___ THE DATA ___
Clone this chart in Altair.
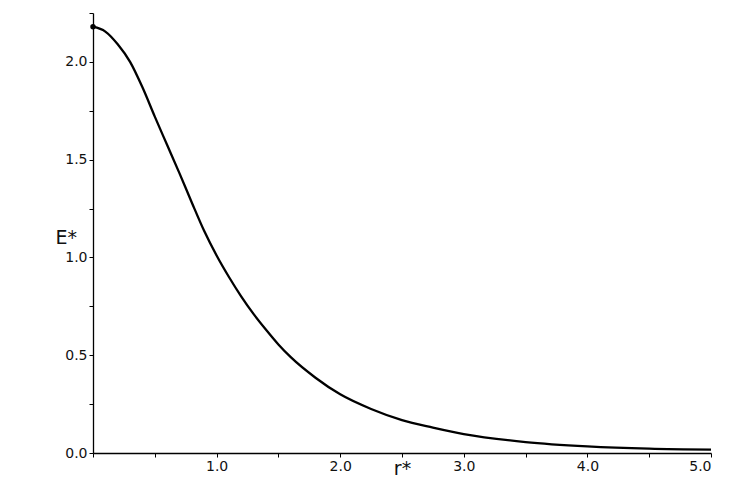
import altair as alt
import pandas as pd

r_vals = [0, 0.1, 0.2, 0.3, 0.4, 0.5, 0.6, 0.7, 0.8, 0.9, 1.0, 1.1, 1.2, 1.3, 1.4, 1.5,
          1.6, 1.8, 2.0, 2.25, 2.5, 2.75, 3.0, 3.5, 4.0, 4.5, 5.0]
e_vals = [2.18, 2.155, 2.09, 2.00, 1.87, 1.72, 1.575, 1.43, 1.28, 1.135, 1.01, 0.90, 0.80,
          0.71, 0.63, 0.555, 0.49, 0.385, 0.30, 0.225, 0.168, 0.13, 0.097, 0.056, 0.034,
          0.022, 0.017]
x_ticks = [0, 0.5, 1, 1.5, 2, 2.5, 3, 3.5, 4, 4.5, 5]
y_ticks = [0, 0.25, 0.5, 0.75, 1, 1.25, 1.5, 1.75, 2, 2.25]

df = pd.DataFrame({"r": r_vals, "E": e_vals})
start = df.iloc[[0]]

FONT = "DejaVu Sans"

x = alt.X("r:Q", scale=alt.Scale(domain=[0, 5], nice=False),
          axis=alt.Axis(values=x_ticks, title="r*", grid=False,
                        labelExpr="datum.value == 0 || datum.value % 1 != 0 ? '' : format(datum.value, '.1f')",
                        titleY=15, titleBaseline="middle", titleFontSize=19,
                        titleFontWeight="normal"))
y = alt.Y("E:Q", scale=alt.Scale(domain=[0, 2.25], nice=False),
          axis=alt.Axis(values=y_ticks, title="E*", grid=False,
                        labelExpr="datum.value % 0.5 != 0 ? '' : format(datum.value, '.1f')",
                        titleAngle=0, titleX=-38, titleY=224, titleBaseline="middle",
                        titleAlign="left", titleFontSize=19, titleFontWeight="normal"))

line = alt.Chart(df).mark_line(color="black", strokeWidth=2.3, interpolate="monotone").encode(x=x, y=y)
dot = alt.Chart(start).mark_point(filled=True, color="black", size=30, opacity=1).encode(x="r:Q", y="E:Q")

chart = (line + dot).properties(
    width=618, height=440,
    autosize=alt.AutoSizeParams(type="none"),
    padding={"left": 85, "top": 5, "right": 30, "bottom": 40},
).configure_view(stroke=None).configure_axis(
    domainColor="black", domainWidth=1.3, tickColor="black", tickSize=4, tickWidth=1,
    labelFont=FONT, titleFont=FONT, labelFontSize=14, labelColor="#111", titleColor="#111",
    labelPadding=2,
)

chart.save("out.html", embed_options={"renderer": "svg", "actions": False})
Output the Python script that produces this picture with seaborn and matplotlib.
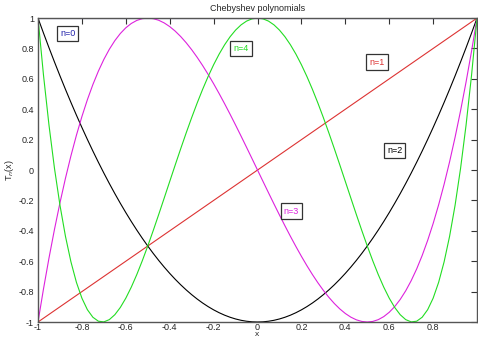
___
* **REQUIREMENTS**: Omit the pictures, then repeat exactly each line from the beginning of the listing through the line with "import pandas as pd".

* **RESULT FOR THIS EXERCISE**:
Clone this chart in Altair.
import altair as alt
import pandas as pd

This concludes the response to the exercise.